- _Given information_
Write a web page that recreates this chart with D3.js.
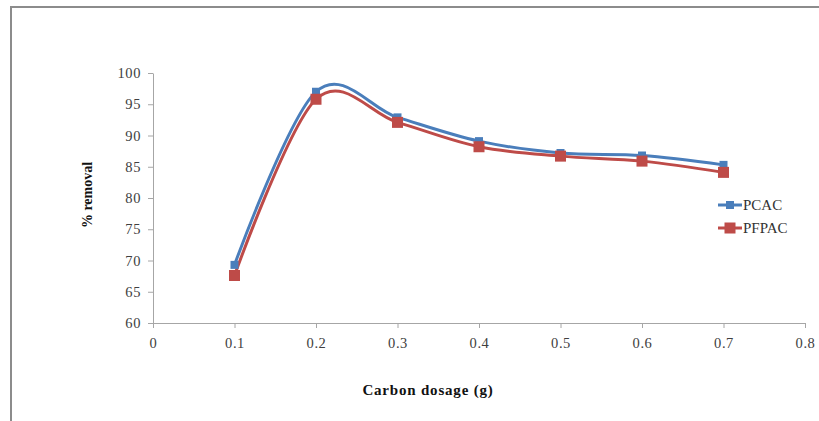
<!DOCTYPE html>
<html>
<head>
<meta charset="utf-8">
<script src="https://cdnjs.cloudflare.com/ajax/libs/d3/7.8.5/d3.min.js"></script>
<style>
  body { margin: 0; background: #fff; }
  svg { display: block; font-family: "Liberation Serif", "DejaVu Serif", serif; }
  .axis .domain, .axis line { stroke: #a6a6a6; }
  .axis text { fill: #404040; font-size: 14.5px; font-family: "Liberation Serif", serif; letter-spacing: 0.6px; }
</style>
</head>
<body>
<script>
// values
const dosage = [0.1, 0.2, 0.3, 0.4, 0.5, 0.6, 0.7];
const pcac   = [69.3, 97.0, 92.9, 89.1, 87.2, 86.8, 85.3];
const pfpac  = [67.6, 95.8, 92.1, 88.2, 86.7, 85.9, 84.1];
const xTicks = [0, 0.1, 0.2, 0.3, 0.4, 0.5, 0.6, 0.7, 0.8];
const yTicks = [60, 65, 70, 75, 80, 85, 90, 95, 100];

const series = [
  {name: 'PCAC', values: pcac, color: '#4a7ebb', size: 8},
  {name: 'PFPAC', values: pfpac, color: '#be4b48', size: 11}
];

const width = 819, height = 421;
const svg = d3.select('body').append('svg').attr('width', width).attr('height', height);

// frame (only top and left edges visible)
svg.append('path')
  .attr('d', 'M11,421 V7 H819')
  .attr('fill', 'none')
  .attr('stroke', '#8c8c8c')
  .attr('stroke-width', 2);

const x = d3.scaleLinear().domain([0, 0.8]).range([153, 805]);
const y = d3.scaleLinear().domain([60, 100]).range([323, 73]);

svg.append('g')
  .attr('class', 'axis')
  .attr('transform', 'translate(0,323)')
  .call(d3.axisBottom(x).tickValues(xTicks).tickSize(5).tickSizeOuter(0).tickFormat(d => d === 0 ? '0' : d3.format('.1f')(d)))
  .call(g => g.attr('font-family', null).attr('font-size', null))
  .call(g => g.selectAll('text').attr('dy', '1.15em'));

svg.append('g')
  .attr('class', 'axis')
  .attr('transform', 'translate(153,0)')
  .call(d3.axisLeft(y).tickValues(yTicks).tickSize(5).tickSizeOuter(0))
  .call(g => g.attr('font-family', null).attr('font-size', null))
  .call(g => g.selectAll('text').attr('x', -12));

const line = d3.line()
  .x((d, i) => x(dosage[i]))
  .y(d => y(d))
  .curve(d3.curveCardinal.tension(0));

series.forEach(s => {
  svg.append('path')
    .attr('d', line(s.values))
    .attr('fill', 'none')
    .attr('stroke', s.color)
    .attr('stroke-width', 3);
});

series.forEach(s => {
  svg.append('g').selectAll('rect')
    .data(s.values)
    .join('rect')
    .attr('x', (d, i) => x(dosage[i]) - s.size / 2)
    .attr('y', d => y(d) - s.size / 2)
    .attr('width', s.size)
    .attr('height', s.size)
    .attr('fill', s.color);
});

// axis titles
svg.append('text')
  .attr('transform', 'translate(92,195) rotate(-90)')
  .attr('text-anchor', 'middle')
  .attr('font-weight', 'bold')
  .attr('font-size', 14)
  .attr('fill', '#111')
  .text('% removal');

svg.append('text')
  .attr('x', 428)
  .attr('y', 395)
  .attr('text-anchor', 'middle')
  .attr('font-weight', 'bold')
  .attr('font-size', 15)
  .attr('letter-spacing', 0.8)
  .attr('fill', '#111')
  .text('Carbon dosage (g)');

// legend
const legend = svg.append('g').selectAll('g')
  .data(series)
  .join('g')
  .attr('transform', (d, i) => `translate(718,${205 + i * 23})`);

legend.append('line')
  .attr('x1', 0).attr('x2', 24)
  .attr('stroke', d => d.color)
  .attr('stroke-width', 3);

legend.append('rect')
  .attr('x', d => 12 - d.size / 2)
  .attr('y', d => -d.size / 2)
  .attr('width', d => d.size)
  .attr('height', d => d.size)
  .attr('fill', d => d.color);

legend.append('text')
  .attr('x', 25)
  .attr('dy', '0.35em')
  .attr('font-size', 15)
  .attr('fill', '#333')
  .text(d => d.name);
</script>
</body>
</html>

- _Problem to work on_
Reproduce every line exactly and omit all pictures.

- _Solution to the problem_
Write a web page that recreates this chart with D3.js.
<!DOCTYPE html>
<html>
<head>
<meta charset="utf-8">
<script src="https://cdnjs.cloudflare.com/ajax/libs/d3/7.8.5/d3.min.js"></script>
<style>
  body { margin: 0; background: #fff; }
  svg { display: block; font-family: "Liberation Serif", "DejaVu Serif", serif; }
  .axis .domain, .axis line { stroke: #a6a6a6; }
  .axis text { fill: #404040; font-size: 14.5px; font-family: "Liberation Serif", serif; letter-spacing: 0.6px; }
</style>
</head>
<body>
<script>
// values
const dosage = [0.1, 0.2, 0.3, 0.4, 0.5, 0.6, 0.7];
const pcac   = [69.3, 97.0, 92.9, 89.1, 87.2, 86.8, 85.3];
const pfpac  = [67.6, 95.8, 92.1, 88.2, 86.7, 85.9, 84.1];
const xTicks = [0, 0.1, 0.2, 0.3, 0.4, 0.5, 0.6, 0.7, 0.8];
const yTicks = [60, 65, 70, 75, 80, 85, 90, 95, 100];

const series = [
  {name: 'PCAC', values: pcac, color: '#4a7ebb', size: 8},
  {name: 'PFPAC', values: pfpac, color: '#be4b48', size: 11}
];

const width = 819, height = 421;
const svg = d3.select('body').append('svg').attr('width', width).attr('height', height);

// frame (only top and left edges visible)
svg.append('path')
  .attr('d', 'M11,421 V7 H819')
  .attr('fill', 'none')
  .attr('stroke', '#8c8c8c')
  .attr('stroke-width', 2);

const x = d3.scaleLinear().domain([0, 0.8]).range([153, 805]);
const y = d3.scaleLinear().domain([60, 100]).range([323, 73]);

svg.append('g')
  .attr('class', 'axis')
  .attr('transform', 'translate(0,323)')
  .call(d3.axisBottom(x).tickValues(xTicks).tickSize(5).tickSizeOuter(0).tickFormat(d => d === 0 ? '0' : d3.format('.1f')(d)))
  .call(g => g.attr('font-family', null).attr('font-size', null))
  .call(g => g.selectAll('text').attr('dy', '1.15em'));

svg.append('g')
  .attr('class', 'axis')
  .attr('transform', 'translate(153,0)')
  .call(d3.axisLeft(y).tickValues(yTicks).tickSize(5).tickSizeOuter(0))
  .call(g => g.attr('font-family', null).attr('font-size', null))
  .call(g => g.selectAll('text').attr('x', -12));

const line = d3.line()
  .x((d, i) => x(dosage[i]))
  .y(d => y(d))
  .curve(d3.curveCardinal.tension(0));

series.forEach(s => {
  svg.append('path')
    .attr('d', line(s.values))
    .attr('fill', 'none')
    .attr('stroke', s.color)
    .attr('stroke-width', 3);
});

series.forEach(s => {
  svg.append('g').selectAll('rect')
    .data(s.values)
    .join('rect')
    .attr('x', (d, i) => x(dosage[i]) - s.size / 2)
    .attr('y', d => y(d) - s.size / 2)
    .attr('width', s.size)
    .attr('height', s.size)
    .attr('fill', s.color);
});

// axis titles
svg.append('text')
  .attr('transform', 'translate(92,195) rotate(-90)')
  .attr('text-anchor', 'middle')
  .attr('font-weight', 'bold')
  .attr('font-size', 14)
  .attr('fill', '#111')
  .text('% removal');

svg.append('text')
  .attr('x', 428)
  .attr('y', 395)
  .attr('text-anchor', 'middle')
  .attr('font-weight', 'bold')
  .attr('font-size', 15)
  .attr('letter-spacing', 0.8)
  .attr('fill', '#111')
  .text('Carbon dosage (g)');

// legend
const legend = svg.append('g').selectAll('g')
  .data(series)
  .join('g')
  .attr('transform', (d, i) => `translate(718,${205 + i * 23})`);

legend.append('line')
  .attr('x1', 0).attr('x2', 24)
  .attr('stroke', d => d.color)
  .attr('stroke-width', 3);

legend.append('rect')
  .attr('x', d => 12 - d.size / 2)
  .attr('y', d => -d.size / 2)
  .attr('width', d => d.size)
  .attr('height', d => d.size)
  .attr('fill', d => d.color);

legend.append('text')
  .attr('x', 25)
  .attr('dy', '0.35em')
  .attr('font-size', 15)
  .attr('fill', '#333')
  .text(d => d.name);
</script>
</body>
</html>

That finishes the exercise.